In Begun v. Scottsdale Insurance Company, No. 13-16211, 2015 WL 4910137 (9th Cir. Aug. 18, 2015), a three-judge panel of the US Court of Appeals for the Ninth Circuit, applying California law, affirmed the trial court holding that an insurer did not have a duty to defend the former directors and officers of a now-defunct policyholder based on the policy’s professional services exclusion. 

The insurer issued a Business Management Indemnity Insurance Policy to, Inc. (Clickbooks).  Begun,2015 WL 4910137 at *1.  The policy stated that the insurer had a duty to defend even if the allegations against the insured were “groundless, false or fraudulent.”  Begun v. Scottsdale Insurance Company, No. 3:12-cv-03649-EDL, slip op. at 2 (N.D. Cal. May 16, 2013), ECF No. 51.  It also obligated the insurer, subject to certain reporting requirements, to pay the loss of directors and officers for which they were not indemnified by Clickbooks.  Id.  However, the policy also contained a professional services exclusion, which stated:  “Insurer shall not be liable for Loss . . . on account of any claim alleging, based upon, arising out of, attributable to, directly or indirectly resulting from, in consequence of, or in any way involving the rendering or failing to render professional services . . . .”  Id. at 3. 

The underlying litigation was based on a failure to provide payroll services to a client of Clickbooks.  Id.  The underlying plaintiff alleged that Clickbooks and its directors and officers failed to deposit his payroll tax withholding funds into accounts with the appropriate state and federal agencies and then fled with the funds.  Id.  The directors and officers tendered the claim to the insurer, which denied coverage on the basis of the professional services exclusion.  Id. at 3-4.

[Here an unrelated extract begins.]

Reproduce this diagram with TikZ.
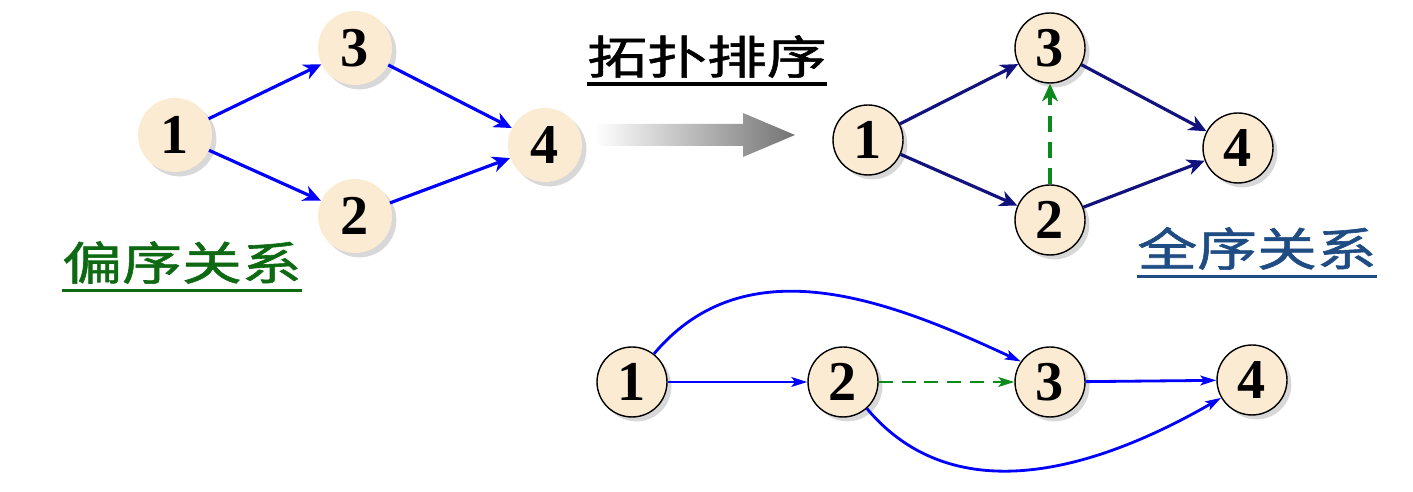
\documentclass[tikz,border=0pt]{standalone}
\usepackage{fontspec}
\setmainfont{Liberation Serif}
\newfontfamily\cjk[FakeStretch=1.31,FakeBold=1.3]{Noto Sans CJK SC}
\usetikzlibrary{arrows.meta,shadows}
\definecolor{cream}{HTML}{FBEBD3}
\definecolor{deepnavy}{HTML}{12127E}
\definecolor{partial}{HTML}{0E6A12}
\definecolor{total}{HTML}{1F4C82}
\definecolor{dashgreen}{HTML}{0A8A1A}

\begin{document}
\begin{tikzpicture}[x=0.02cm,y=-0.02cm,
  vtx/.style={circle,fill=cream,minimum size=1.4cm,inner sep=0pt,font=\fontsize{32}{32}\selectfont\bfseries,drop shadow={shadow xshift=2.5pt,shadow yshift=-2.5pt,fill=black!30,opacity=.5}},
  soft/.style={vtx,minimum size=1.48cm},
  ring/.style={vtx,draw=black,line width=.8pt},
  link/.style={draw=#1,line width=1.8pt,-{Stealth[length=10pt,width=9pt,inset=3pt]}},
  slim/.style={draw=#1,line width=1.6pt,-{Stealth[length=9pt,width=5.5pt,inset=2pt]}},
  title/.style={font=\cjk\fontsize{26}{26}\selectfont,text=#1,inner sep=0pt,anchor=base}]
  \useasboundingbox (0,0) rectangle (1413,492);

  % partial order
  \node[soft] (p1) at (175,135) {1};
  \node[soft] (p3) at (355,48) {3};
  \node[soft] (p2) at (355,216) {2};
  \node[soft] (p4) at (545,145) {4};
  \draw[link=blue] (p1) -- (p3);
  \draw[link=blue] (p1) -- (p2);
  \draw[link=blue] (p3) -- (p4);
  \draw[link=blue] (p2) -- (p4);
  \node[title=partial] (pianxu) at (182,280) {偏序关系};
  \draw[partial,line width=2.2pt] ([yshift=-6pt]pianxu.base west) -- ([yshift=-6pt]pianxu.base east);

  % sorting arrow
  \node[title=black] (tuopu) at (707,74) {拓扑排序};
  \draw[line width=2.2pt] ([yshift=-5.5pt]tuopu.base west) -- ([yshift=-5.5pt]tuopu.base east);
  \shade[left color=white,right color=black!55] (595,124) -- (743,124) -- (743,113) -- (795,135) -- (743,157) -- (743,146) -- (595,146) -- cycle;

  % total order
  \node[title=total] (quanxu) at (1257,266) {全序关系};
  \draw[total,line width=2.2pt] ([yshift=-6pt]quanxu.base west) -- ([yshift=-6pt]quanxu.base east);
  \node[ring] (t1) at (868,140) {1};
  \node[ring] (t3) at (1050,48) {3};
  \node[ring] (t2) at (1050,220) {2};
  \node[ring] (t4) at (1238,148) {4};
  \draw[link=deepnavy] (t1) -- (t3);
  \draw[link=deepnavy] (t1) -- (t2);
  \draw[link=deepnavy] (t3) -- (t4);
  \draw[link=deepnavy] (t2) -- (t4);
  \draw[link=dashgreen,dashed,dash pattern=on 9pt off 6pt] (t2) -- (t3);

  % linear sequence
  \node[ring] (s1) at (632,382) {1};
  \node[ring] (s2) at (843,382) {2};
  \node[ring] (s3) at (1050,382) {3};
  \node[ring] (s4) at (1252,380) {4};
  \draw[slim=blue] (s1) -- (s2);
  \draw[slim=dashgreen,dashed,dash pattern=on 8pt off 5pt] (s2) -- (s3);
  \draw[slim=blue] (s3) -- (s4);
  \draw[slim=blue] (s1.52) to[out=50,in=155] (s3.145);
  \draw[slim=blue] (s2.-48) to[out=-50,in=-150] (s4.210);
\end{tikzpicture}
\end{document}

After the close of the underlying trial, the directors and officers again tendered the claim, this time arguing that evidence obtained in discovery, trial testimony, and the decision in the underlying action showed that the claims against the directors and officers arose solely out of their roles as directors of Clickbooks, not out of the provision of professional services.  Id. at 4-5.  The carrier again denied coverage.  Begun, 2015 WL 4910137 at *1.  In the ensuing coverage litigation, the trial court granted the carrier’s motion for summary judgment.  Id. 

The Ninth Circuit affirmed.  Id. at *2.  It held that the carrier had no duty to defend the directors and officers at the time of the initial tender due to the professional services exclusion.  Id. at *1. The court held it irrelevant whether the appellants personally rendered the services because the underlying action alleged deficiencies “arising out of” the failure to provide professional services, thus falling within the broad wording of the professional services exclusion.  Id.  The Ninth Circuit also found that the appellants’ post-lawsuit tender did not change the result.  See id.  The court noted that, although the plaintiff in the underlying action made statements about the appellants’ failures as officers, he did so to substantiate his alter ego theory, not to hold them liable in their roles as officers.  Id.  Moreover, the court held that “when an insured waits to present evidence that may give rise to a duty to defend until after the conclusion of the underlying action, an insurer is not required to consider the evidence.”  Id.  Rather, it may deny the re-tender “based solely on the evidence available to it during the pendency of the underlying action.”  Id. (citing Monticello Ins. Co. v. Essex Ins. Co., 162 Cal. App. 4th 1376, 1388-89 (Ct. App. 2008)). 

The Begun decision demonstrates that even though, under California law, a court may consider facts outside of the complaint in assessing whether an insurer has a duty to defend, such evidence must be presented to the insurer at a point in time when the insurer still has an opportunity to participate in the defense.  In addition, unambiguous exclusions must be enforced as written, and where, as here, a broadly-worded exclusion covers the conduct alleged in the underlying complaint, and no evidence giving rise to a duty to defend is presented to the insurer prior to the end of the trial, the insurer has no duty to defend.